History textbooks are so dry, it's like they want me to be bored.
And I have such a hard time remembering specific names and dates, which makes history tests a nightmare.
But, as I talked about in my newsletter, The Incomplete Life of Johnson, not all history is miserable.
For example: in 5th grade, I listened to the opening chords of "Alexander Hamilton" for the first time. Starting that very moment, I was obsessed.
Musical theater has always been a significant part of my life, ever since the catchy songs and heart-wrenching ballads of Aladdin sank their claws into me after I saw it on Broadway in 2nd grade.
But Hamilton was my first "grown-up" musical, with raps, curse words, and serious topics, making it infinitely more attractive to 5th-grade me.
Within a week, I knew every single word to every single song.
My friends and I held auditions for our own productions of Hamilton, where we played the karaoke tracks and wore fancy dresses. (I, of course, as an older sister, was Angelica.)
We were obsessed.
Within a few months, I could name who wrote the Bill of Rights (James Madison) and who proposed a national bank (Alexander Hamilton) at the drop of a hat. (In rhyme, too!)
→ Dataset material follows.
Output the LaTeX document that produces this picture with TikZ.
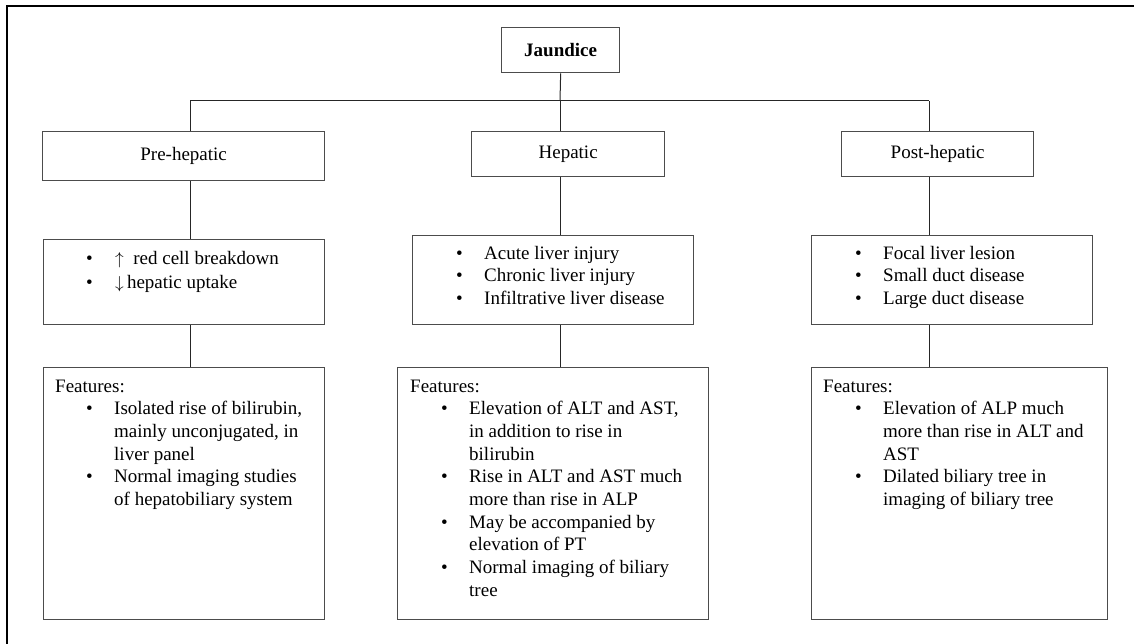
\documentclass[tikz,border=0pt]{standalone}
\usepackage{fontspec}
\setmainfont{Liberation Serif}
\usepackage{tikz}
\usetikzlibrary{positioning}

\begin{document}
\begin{tikzpicture}[
    x=1pt, y=-1pt,
    font=\fontsize{19}{22.7}\selectfont,
    box/.style={rectangle, draw=black!70, line width=1.3pt, anchor=north west, inner sep=0pt},
    listtext/.style={inner sep=0pt},
    conn/.style={draw=black!85, line width=1pt},
    outerframe/.style={draw=black, line width=2pt}
]
    \useasboundingbox (0,0) rectangle (1134,644);
    \draw[outerframe] (7,644) -- (7,6) -- (1134,6);

    % Top node and types
    \node[box, minimum width=118pt, minimum height=45pt] (jaundice) at (501,27) {\textbf{Jaundice}};
    \node[box, minimum width=282pt, minimum height=49pt] (pre) at (42,131) {Pre-hepatic};
    \node[box, minimum width=193pt, minimum height=45pt] (hep) at (471,131) {Hepatic};
    \node[box, minimum width=192pt, minimum height=45pt] (post) at (841,131) {Post-hepatic};

    % Causes
    \node[box, minimum width=281pt, minimum height=85pt] (pre-cause) at (43,239) {};
    \node[box, minimum width=281pt, minimum height=89pt] (hep-cause) at (412,235) {};
    \node[box, minimum width=281pt, minimum height=89pt] (post-cause) at (811,235) {};

    \node[listtext, below right=9pt and 43pt of pre-cause.north west] (pre-cause-text) {%
        \begin{tabular}{@{}p{29pt}@{}l@{}}
        \textbullet & $\uparrow$\ \ red cell breakdown\\[1.3pt]
        \textbullet & $\downarrow$\,hepatic uptake
        \end{tabular}};
    \node[listtext, below right=8pt and 44pt of hep-cause.north west] (hep-cause-text) {%
        \begin{tabular}{@{}p{28pt}@{}l@{}}
        \textbullet & Acute liver injury\\
        \textbullet & Chronic liver injury\\
        \textbullet & Infiltrative liver disease
        \end{tabular}};
    \node[listtext, below right=8pt and 44pt of post-cause.north west] (post-cause-text) {%
        \begin{tabular}{@{}p{28pt}@{}l@{}}
        \textbullet & Focal liver lesion\\
        \textbullet & Small duct disease\\
        \textbullet & Large duct disease
        \end{tabular}};

    % Features
    \node[box, minimum width=281pt, minimum height=252pt] (pre-feat) at (43,367) {};
    \node[box, minimum width=311pt, minimum height=252pt] (hep-feat) at (397,367) {};
    \node[box, minimum width=296pt, minimum height=252pt] (post-feat) at (811,367) {};

    \node[listtext, below right=9pt and 12pt of pre-feat.north west] (pre-feat-text) {%
        \begin{tabular}{@{}p{31pt}@{}p{28pt}@{}l@{}}
        \multicolumn{3}{@{}l@{}}{Features:}\\
        & \textbullet & Isolated rise of bilirubin,\\
        & & mainly unconjugated, in\\
        & & liver panel\\
        & \textbullet & Normal imaging studies\\
        & & of hepatobiliary system
        \end{tabular}};
    \node[listtext, below right=9pt and 13pt of hep-feat.north west] (hep-feat-text) {%
        \begin{tabular}{@{}p{31pt}@{}p{28pt}@{}l@{}}
        \multicolumn{3}{@{}l@{}}{Features:}\\
        & \textbullet & Elevation of ALT and AST,\\
        & & in addition to rise in\\
        & & bilirubin\\
        & \textbullet & Rise in ALT and AST much\\
        & & more than rise in ALP\\
        & \textbullet & May be accompanied by\\
        & & elevation of PT\\
        & \textbullet & Normal imaging of biliary\\
        & & tree
        \end{tabular}};
    \node[listtext, below right=9pt and 12pt of post-feat.north west] (post-feat-text) {%
        \begin{tabular}{@{}p{32pt}@{}p{28pt}@{}l@{}}
        \multicolumn{3}{@{}l@{}}{Features:}\\
        & \textbullet & Elevation of ALP much\\
        & & more than rise in ALT and\\
        & & AST\\
        & \textbullet & Dilated biliary tree in\\
        & & imaging of biliary tree
        \end{tabular}};

    % Connectors
    \coordinate (col-pre) at (190,101);
    \coordinate (col-hep) at (560,101);
    \coordinate (col-post) at (929,101);
    \draw[conn] (jaundice.south) -- (col-hep);
    \draw[conn] (col-pre) -- (col-post);
    \foreach \c in {pre,hep,post}{
        \draw[conn] (col-\c) -- (col-\c |- \c.north);
        \draw[conn] (\c.south -| col-\c) -- (\c-cause.north -| col-\c);
        \draw[conn] (\c-cause.south -| col-\c) -- (\c-feat.north -| col-\c);
    }
\end{tikzpicture}
\end{document}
A few years later, after the Hamilton craze died down, my voice coach gave me a new song to learn: "Heart of Stone" from the musical, Six.
It started again.
Soon, I was belting about King Henry VIII's six wives in my sleep, feeling empowered about what women can accomplish when I sang the finale song, "Six."
And, of course, we cannot forget my books.
During the year I read 125 books (9th grade), I read quite a few historical fiction novels.
I was transported to 19th-century London and the role of women in the 19th century — and about one of history’s most brutal murderers — while I read Stalking Jack the Ripper.
I experienced the trials of Russia’s royal family and learned about their 20th-century culture and social views while I read Romanov.
Billy Pilgrim's fight with trauma and trying to comprehend what happened in the second World War taught me about both life during the war and life after it.
Finally, through watching movies such as Gladiator and The King's Man, I've been able to experience life as someone who lived in a different time period. I've been immersed in our Earth's story.
So, yes. From these musicals and novels and movies, I learned history.
I learned everything from the American Revolution, to the names of the first four presidents of the United States, to King Henry VIII's life and his impact on religion, to the causes and battles of World Wars I and II, to the Romanov family, to culture and life in the 19th and 20th centuries.
And let me tell you: I loved every second of it.
How To Teach Your Kid History (So They’ll Actually Learn It)
Textbooks make kids hate history.
Worse, textbooks make history boring.
They present daring escapades and fantastical controversies in an academic tone. Bravery and emotion get buried under SAT words.
Brilliant people and ideas receive small paragraphs, hidden in the midst of legal jargon.
Textbooks teach kids that history is simply words on a page.
It totally misses that history was alive.